Sunday, February 4, 2018

Day 229

Today I wanted to come here to reaffirm my commitment to writing my blog as a means for self support. I notice that one of the things that stops me at times is feeling like I can't say my forgiveness out loud in front of my partner because it feels awkward sometimes and id rather be alone when doing it since this process is about me and me alone.
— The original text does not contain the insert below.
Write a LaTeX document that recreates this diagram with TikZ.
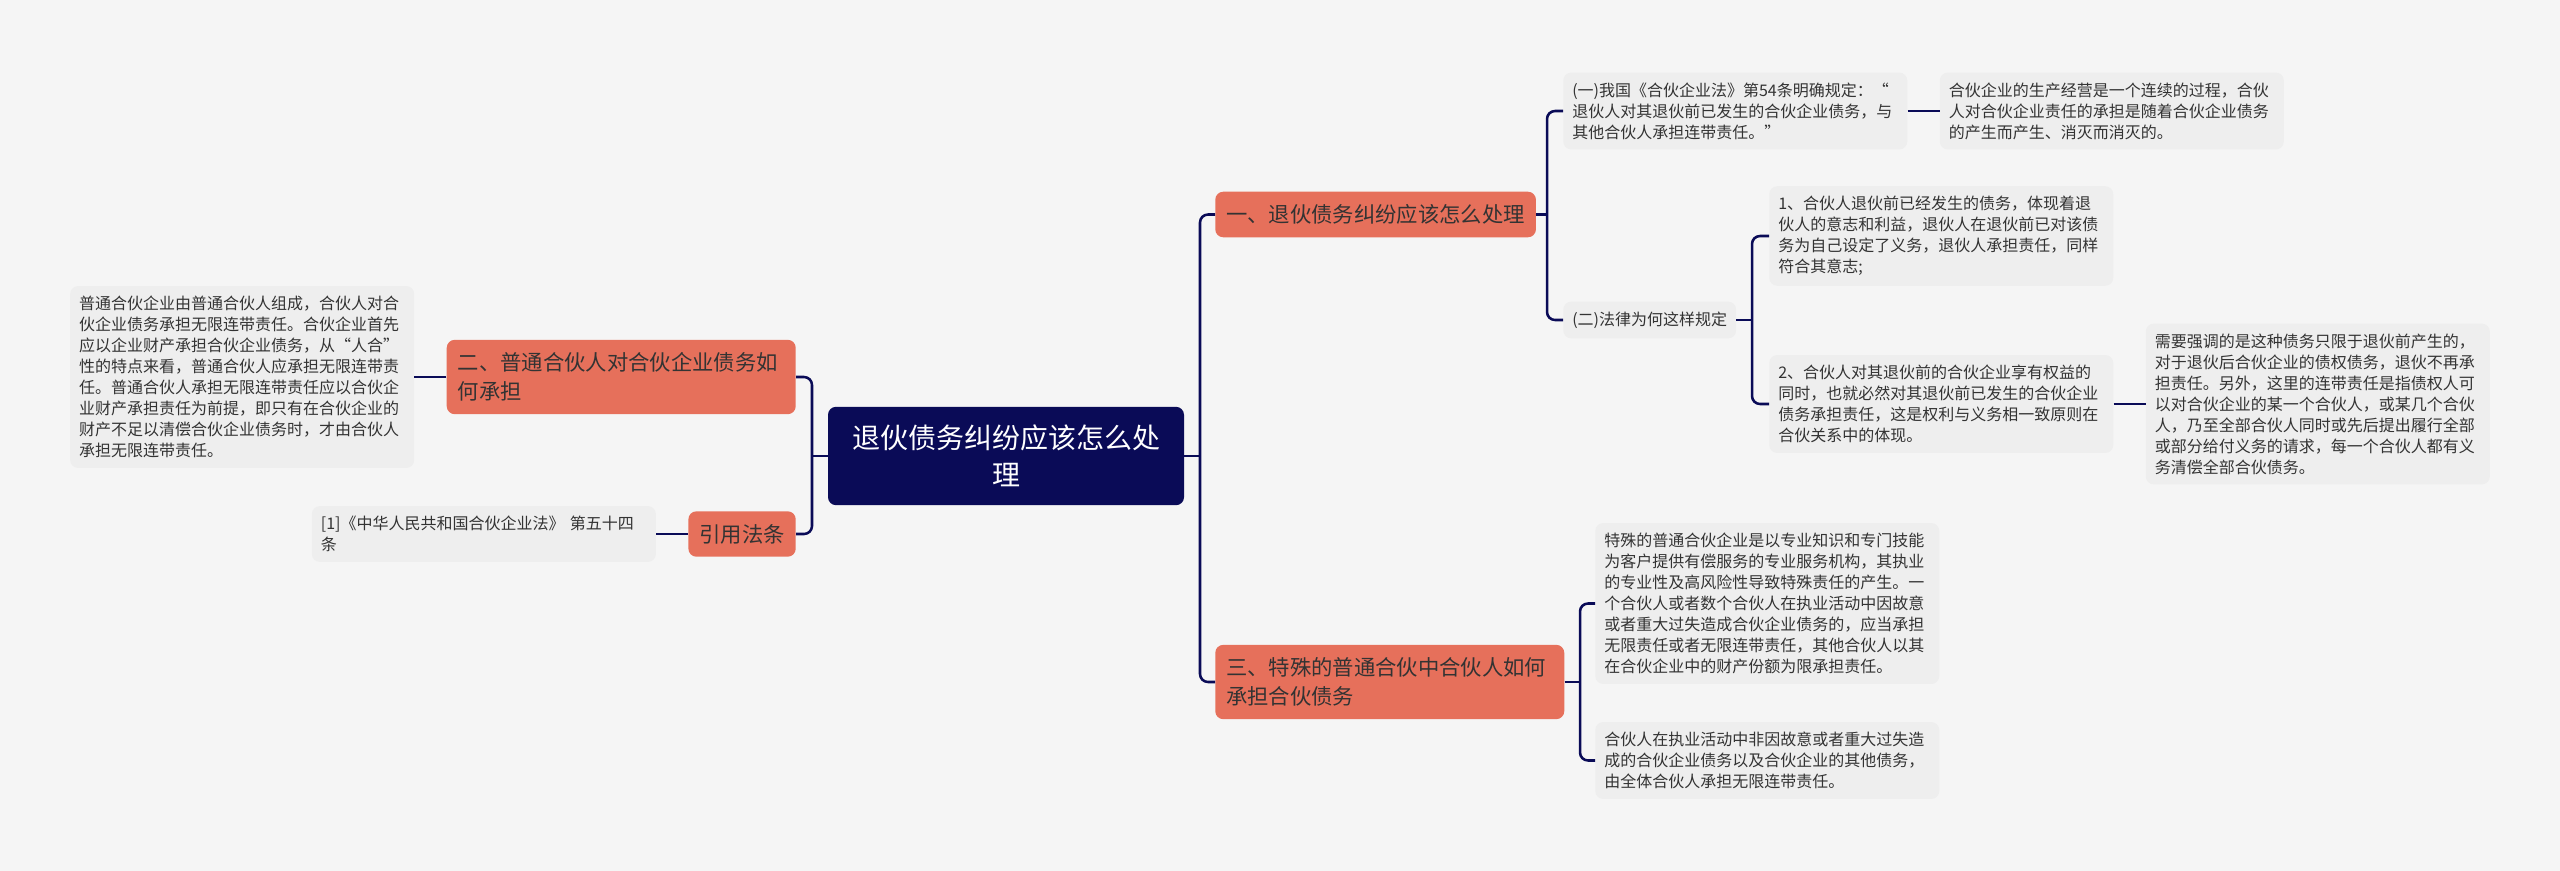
\documentclass[tikz,border=0pt]{standalone}
\usepackage{fontspec}
\setmainfont{Noto Sans CJK SC}
\usepackage{xcolor}
\usetikzlibrary{positioning}
\definecolor{mapbg}{HTML}{F5F5F5}
\definecolor{mapnavy}{HTML}{0A0B57}
\definecolor{mapcoral}{HTML}{E6705B}
\definecolor{mapleaf}{HTML}{EEEEEE}
\definecolor{mapink}{HTML}{333333}

\begin{document}
\begin{tikzpicture}[
  x=0.75pt, y=-0.75pt,
  node distance=24pt and 24pt,
  every node/.style={align=left, text=mapink},
  link/.style={draw=mapnavy, line width=1.9pt, rounded corners=6pt},
  rootbox/.style={
    fill=mapnavy,
    text=white,
    align=center,
    rounded corners=6pt,
    font=\fontsize{21}{28}\selectfont,
    inner xsep=18pt,
    inner ysep=13.5pt
  },
  topic/.style={
    fill=mapcoral,
    rounded corners=6pt,
    font=\fontsize{16}{21.75}\selectfont,
    inner xsep=8.25pt,
    inner ysep=9.6pt
  },
  widetopic/.style={topic, text width=245.25pt},
  leafbase/.style={
    fill=mapleaf,
    rounded corners=6pt,
    font=\fontsize{12}{15.75}\selectfont,
    inner xsep=6.75pt,
    inner ysep=7.5pt
  },
  leaf/.style={leafbase, text width=244.5pt}
]

\fill[mapbg] (0,0) rectangle (2560,871);
\useasboundingbox (0,0) rectangle (2560,871);

\node[rootbox] (root) at (1006,456) {退伙债务纠纷应该怎么处\\理};

\node[topic, anchor=west] (one) at (1215,214.5) {一、退伙债务纠纷应该怎么处理};
\node[widetopic, anchor=west] (three) at (1215,682) {三、特殊的普通合伙中合伙人如何\\承担合伙债务};
\node[widetopic, anchor=east] (two) at (796,377) {二、普通合伙人对合伙企业债务如\\何承担};
\node[topic, anchor=east] (cite) at (796,534) {引用法条};

\node[leaf, left=of two] (twonote) {普通合伙企业由普通合伙人组成，合伙人对合\\
伙企业债务承担无限连带责任。合伙企业首先\\
应以企业财产承担合伙企业债务，从“人合”\\
性的特点来看，普通合伙人应承担无限连带责\\
任。普通合伙人承担无限连带责任应以合伙企\\
业财产承担责任为前提，即只有在合伙企业的\\
财产不足以清偿合伙企业债务时，才由合伙人\\
承担无限连带责任。};

\node[leaf, left=of cite] (citenote) {[1]《中华人民共和国合伙企业法》 第五十四\\
条};

\node[leaf, anchor=west] (rule) at (1563,111) {(一)我国《合伙企业法》第54条明确规定：“\\
退伙人对其退伙前已发生的合伙企业债务，与\\
其他合伙人承担连带责任。”};

\node[leaf, right=of rule] (rulenote) {合伙企业的生产经营是一个连续的过程，合伙\\
人对合伙企业责任的承担是随着合伙企业债务\\
的产生而产生、消灭而消灭的。};

\node[leafbase, anchor=west] (why) at (1563,320) {(二)法律为何这样规定};

\node[leaf, anchor=west] (why1) at (1769,236) {1、合伙人退伙前已经发生的债务，体现着退\\
伙人的意志和利益，退伙人在退伙前已对该债\\
务为自己设定了义务，退伙人承担责任，同样\\
符合其意志;};

\node[leaf, anchor=west] (why2) at (1769,404) {2、合伙人对其退伙前的合伙企业享有权益的\\
同时，也就必然对其退伙前已发生的合伙企业\\
债务承担责任，这是权利与义务相一致原则在\\
合伙关系中的体现。};

\node[leaf, right=of why2] (why2note) {需要强调的是这种债务只限于退伙前产生的，\\
对于退伙后合伙企业的债权债务，退伙不再承\\
担责任。另外，这里的连带责任是指债权人可\\
以对合伙企业的某一个合伙人，或某几个合伙\\
人，乃至全部合伙人同时或先后提出履行全部\\
或部分给付义务的请求，每一个合伙人都有义\\
务清偿全部合伙债务。};

\node[leaf, anchor=west] (special) at (1595,603.5) {特殊的普通合伙企业是以专业知识和专门技能\\
为客户提供有偿服务的专业服务机构，其执业\\
的专业性及高风险性导致特殊责任的产生。一\\
个合伙人或者数个合伙人在执业活动中因故意\\
或者重大过失造成合伙企业债务的，应当承担\\
无限责任或者无限连带责任，其他合伙人以其\\
在合伙企业中的财产份额为限承担责任。};

\node[leaf, anchor=west] (common) at (1595,760.5) {合伙人在执业活动中非因故意或者重大过失造\\
成的合伙企业债务以及合伙企业的其他债务，\\
由全体合伙人承担无限连带责任。};

\coordinate (jright) at (1200,456);
\coordinate (jleft) at (812,456);
\coordinate (jone) at (1547,214.5);
\coordinate (jwhy) at (1752,320);
\coordinate (jthree) at (1580,682);

\draw[link] (root.east) -- (jright);
\draw[link] (one.west) -| (jright) |- (three.west);
\draw[link] (root.west) -- (jleft);
\draw[link] (two.east) -| (jleft) |- (cite.east);
\draw[link] (two.west) -- (twonote.east);
\draw[link] (cite.west) -- (citenote.east);
\draw[link] (one.east) -- (jone);
\draw[link] (rule.west) -| (jone) |- (why.west);
\draw[link] (rule.east) -- (rulenote.west);
\draw[link] (why.east) -- (jwhy);
\draw[link] (why1.west) -| (jwhy) |- (why2.west);
\draw[link] (why2.east) -- (why2note.west);
\draw[link] (three.east) -- (jthree);
\draw[link] (special.west) -| (jthree) |- (common.west);

\end{tikzpicture}
\end{document}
But nevertheless I need to write one regardless of things that are 'stopping me' such as 'other people' which is not true and just an excuse from my mind trying to keep me enslaved to its power instead of asserting my power.

I forgive myself that I have accepted and allowed the thought my partner is keeping me from writing blogs because I don't feel comfortable saying my forgiveness out loud in her presence'.

I forgive myself that I have accepted and allowed the thought my girlfriend is keeping me from me expanding myself because shes not doing self forgiveness out loud in front of me and therefore I dont feel comfortable doing it out loud in front of her.

I forgive myself that i have accepted and allowed the thought I have to say my forgiveness out loud in front of her or else it is not real and I might as well not do it at all if I can't do it in her presence.

I forgive myself that I have accepted and allowed the thought I can't do my process living with somebody who is not doing process also.

I forgive myself that I have accepted and allowed the thought I can't do process if it doesnt look like what I want it to look like.

I commit myself to continue writing my blog and doing my process regardless of what others do think or say because at the end of the day or beginning I know that it helps me.

I commit myself to walk through all excuses that I can derive from my mind as reasons to not do the things that help me.

I commit myself to integrate my pocess and change onto my blog as a simplified and easier method to accomplish my goal of being more consistent and reaping the effects and rewards from uploading my process onto the global mind which is the internet.

I commit myself to not allow people to abuse me and therefore discourage my application.

I commit myself to take my power back and if need be abuse those that abuse me whenever I know that what I stand as and for is what is best for all - and realise that I can only be confident of this whenever I am being consistent in my application.